The things that bias inference even when the test is set up correctly:

  • Peeking. Checking results before the planned sample inflates the false-positive rate.
  • Multiple testing. Many metrics, many segments, many variants - each comparison gets a chance to cross alpha by chance.
  • Underpowered tests. “Not significant” doesn’t mean “no effect” if the sample was too small to detect it.
  • Sample ratio mismatch. A split that’s significantly off the planned ratio is a sign the assignment is broken, and the result is untrustworthy regardless of how nice the numbers look.
  • Wrong variance model. Using naive variance on ratio metrics inflates apparent significance.

The things that bias the data before it even enters the analysis:

  • Non-random assignment. IP-based, time-of-day-based, or other non-random bucketing maps confounders directly onto variant.
  • Contamination across variants. Users seeing both variants, sessions stitched incorrectly across devices, shared browsers leaking exposure between users.
  • Wrong randomisation unit. Randomising users but measuring sessions, or randomising sessions while users hop between them.
  • Test on test interactions. Multiple tests running on overlapping surfaces, polluting each other’s metrics.

The ones that depend on when and how long the test runs:

  • Novelty effect. Initial lifts that fade as users habituate to the change.
  • Regression to the mean. Early-test peeking on noisy data inflates the apparent estimate.
  • Seasonal confounding. A test that overlaps Black Friday or a brand campaign mixes the variant effect with the external event.
  • Day-of-week effects. Tests run for fewer than 7 days miss day-of-week variance entirely.

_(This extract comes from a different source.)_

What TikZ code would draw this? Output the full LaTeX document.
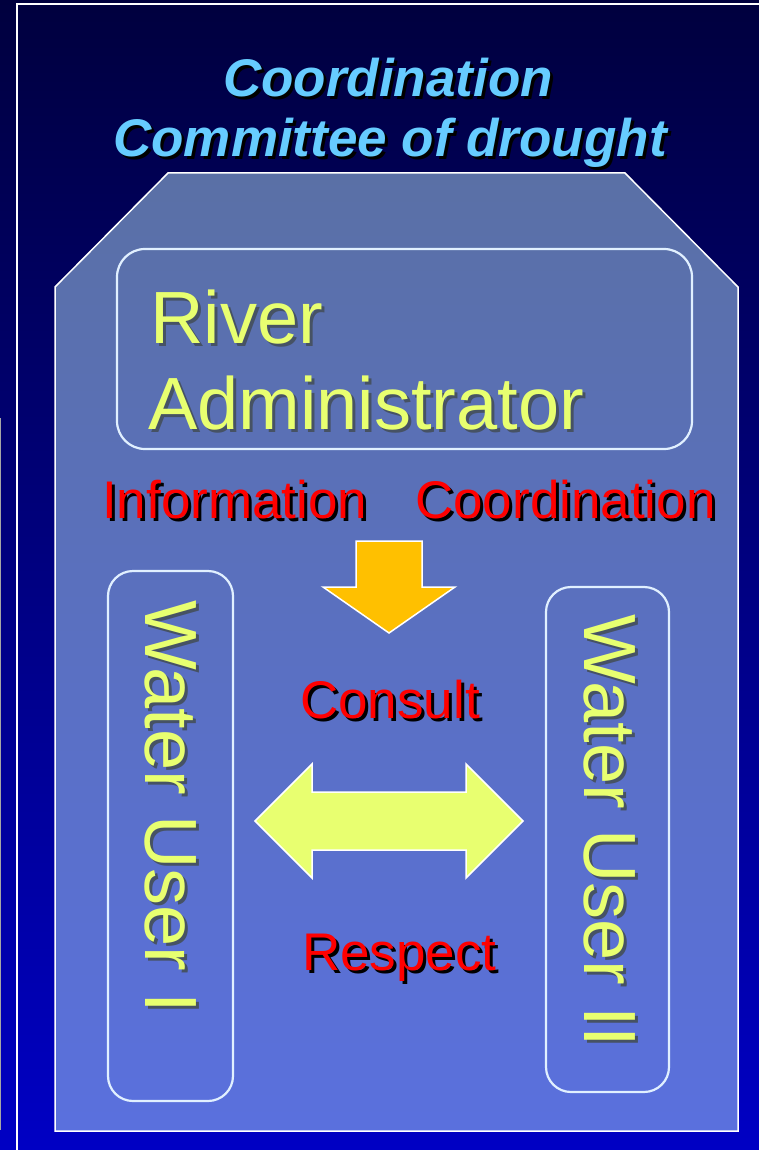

The ones that come from the metric itself:

  • Wrong primary metric. A metric that doesn’t link to the outcome you actually care about can show wins that don’t translate.
  • Missing data and outliers. Sessions dropped silently, extreme orders dominating ratio metrics (see handling missing data and outliers).
  • Proxy metric drift. The proxy used to be a good stand-in for revenue or LTV but isn’t anymore. Tests on the proxy mislead.
  • Tracking failures. Conversion events firing inconsistently across variants because of variant-specific JS issues or third-party script interactions.

The ones at the analysis step:

  • HARKing (hypothesising after results are known). Generating the hypothesis after looking at the result and presenting it as a prediction. See hypothesis formulation.
  • Segment fishing. Slicing the data until something “wins”, then writing up that segment as the result.
  • Metric shopping. Trying many metrics post-hoc and reporting whichever crossed threshold.
  • HiPPO override. The result is correctly interpreted and then politically reversed.

Pre-registration handles most of the inference threats. SRM checks handle most of the design threats. Power calculations handle the statistical threats. Holdouts and longer test windows handle most of the time threats. Tracking audits handle the measurement threats.

None of these are exotic. They’re just rarely all done together. A programme that consistently runs through the threat catalog for every test is unusual, and is also the programme whose results actually compound.